Your output is the lines from the first one to the one containing "from matplotlib.patches import Rectangle", repeated exactly, with images left out.

Data listing:
....

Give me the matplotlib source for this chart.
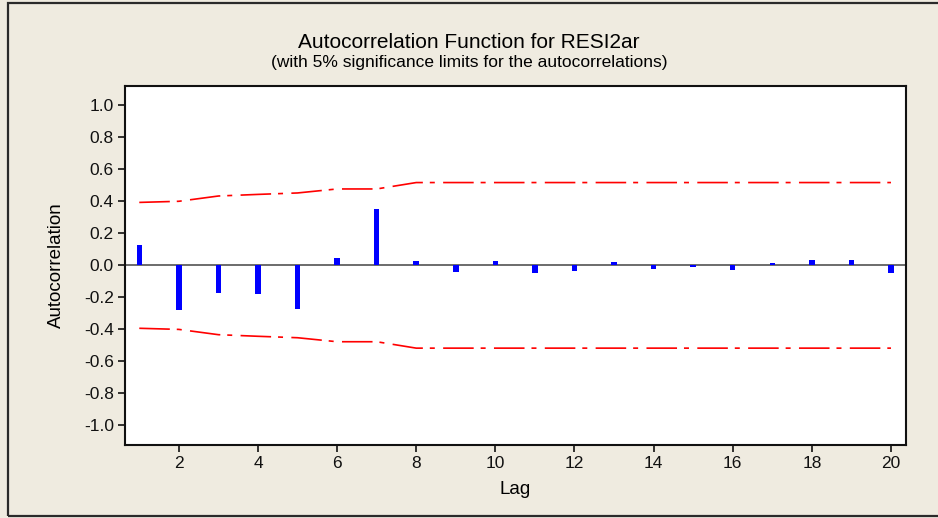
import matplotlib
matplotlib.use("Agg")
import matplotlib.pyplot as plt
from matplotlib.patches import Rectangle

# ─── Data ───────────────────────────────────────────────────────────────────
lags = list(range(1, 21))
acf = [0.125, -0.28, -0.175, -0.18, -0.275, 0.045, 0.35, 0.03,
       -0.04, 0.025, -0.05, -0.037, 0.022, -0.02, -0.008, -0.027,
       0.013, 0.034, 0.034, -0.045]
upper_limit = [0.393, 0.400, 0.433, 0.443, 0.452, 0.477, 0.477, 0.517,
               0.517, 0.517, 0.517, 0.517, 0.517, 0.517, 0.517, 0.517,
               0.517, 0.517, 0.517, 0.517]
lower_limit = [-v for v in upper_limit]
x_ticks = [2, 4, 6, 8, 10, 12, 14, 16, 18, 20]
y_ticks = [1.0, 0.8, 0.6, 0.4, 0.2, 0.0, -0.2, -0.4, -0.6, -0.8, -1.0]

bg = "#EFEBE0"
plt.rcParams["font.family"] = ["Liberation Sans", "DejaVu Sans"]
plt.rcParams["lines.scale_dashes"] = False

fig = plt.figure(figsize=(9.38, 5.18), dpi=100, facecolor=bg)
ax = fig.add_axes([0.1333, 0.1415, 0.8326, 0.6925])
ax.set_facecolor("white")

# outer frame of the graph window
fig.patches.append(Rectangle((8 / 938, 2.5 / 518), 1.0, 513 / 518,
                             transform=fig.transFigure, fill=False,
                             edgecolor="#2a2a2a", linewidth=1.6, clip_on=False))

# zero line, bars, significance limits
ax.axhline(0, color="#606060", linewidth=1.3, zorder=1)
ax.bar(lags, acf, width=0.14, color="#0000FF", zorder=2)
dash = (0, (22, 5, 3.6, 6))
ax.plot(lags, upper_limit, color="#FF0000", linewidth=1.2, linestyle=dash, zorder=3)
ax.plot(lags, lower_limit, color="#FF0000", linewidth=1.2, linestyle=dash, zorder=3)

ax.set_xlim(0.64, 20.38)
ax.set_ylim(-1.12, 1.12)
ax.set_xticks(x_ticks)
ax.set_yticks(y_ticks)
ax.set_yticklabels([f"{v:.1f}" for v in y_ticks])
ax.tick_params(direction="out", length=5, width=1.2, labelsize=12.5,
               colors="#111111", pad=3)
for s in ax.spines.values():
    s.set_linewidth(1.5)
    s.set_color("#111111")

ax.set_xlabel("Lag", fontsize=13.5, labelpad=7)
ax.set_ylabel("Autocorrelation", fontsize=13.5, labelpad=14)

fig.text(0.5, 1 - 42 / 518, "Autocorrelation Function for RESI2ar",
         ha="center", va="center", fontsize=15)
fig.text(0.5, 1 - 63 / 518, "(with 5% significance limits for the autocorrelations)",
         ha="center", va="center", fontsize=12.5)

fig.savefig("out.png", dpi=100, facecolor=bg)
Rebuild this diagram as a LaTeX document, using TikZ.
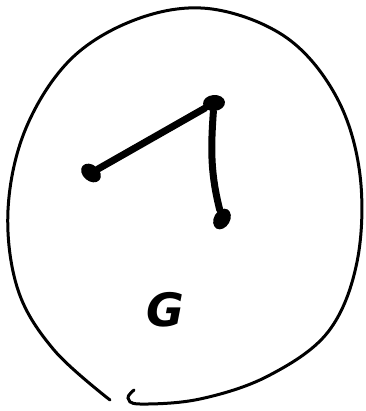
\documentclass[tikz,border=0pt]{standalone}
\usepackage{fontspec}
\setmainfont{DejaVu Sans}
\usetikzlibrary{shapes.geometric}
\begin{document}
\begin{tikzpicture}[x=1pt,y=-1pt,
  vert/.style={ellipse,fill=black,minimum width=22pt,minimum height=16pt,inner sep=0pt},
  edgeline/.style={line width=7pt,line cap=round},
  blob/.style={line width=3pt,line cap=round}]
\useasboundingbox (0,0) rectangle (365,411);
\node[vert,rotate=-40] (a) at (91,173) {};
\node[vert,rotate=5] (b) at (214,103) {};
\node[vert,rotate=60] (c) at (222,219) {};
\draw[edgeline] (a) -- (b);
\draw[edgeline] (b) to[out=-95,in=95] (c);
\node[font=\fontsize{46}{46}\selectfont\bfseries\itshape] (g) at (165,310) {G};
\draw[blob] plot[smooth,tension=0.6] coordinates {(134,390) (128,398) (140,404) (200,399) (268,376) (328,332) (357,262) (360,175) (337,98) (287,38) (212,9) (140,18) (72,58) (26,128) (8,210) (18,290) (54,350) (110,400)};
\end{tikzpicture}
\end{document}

....

**Task solution:**
Give me the matplotlib source for this chart.
import matplotlib
matplotlib.use("Agg")
import matplotlib.pyplot as plt
from matplotlib.patches import Rectangle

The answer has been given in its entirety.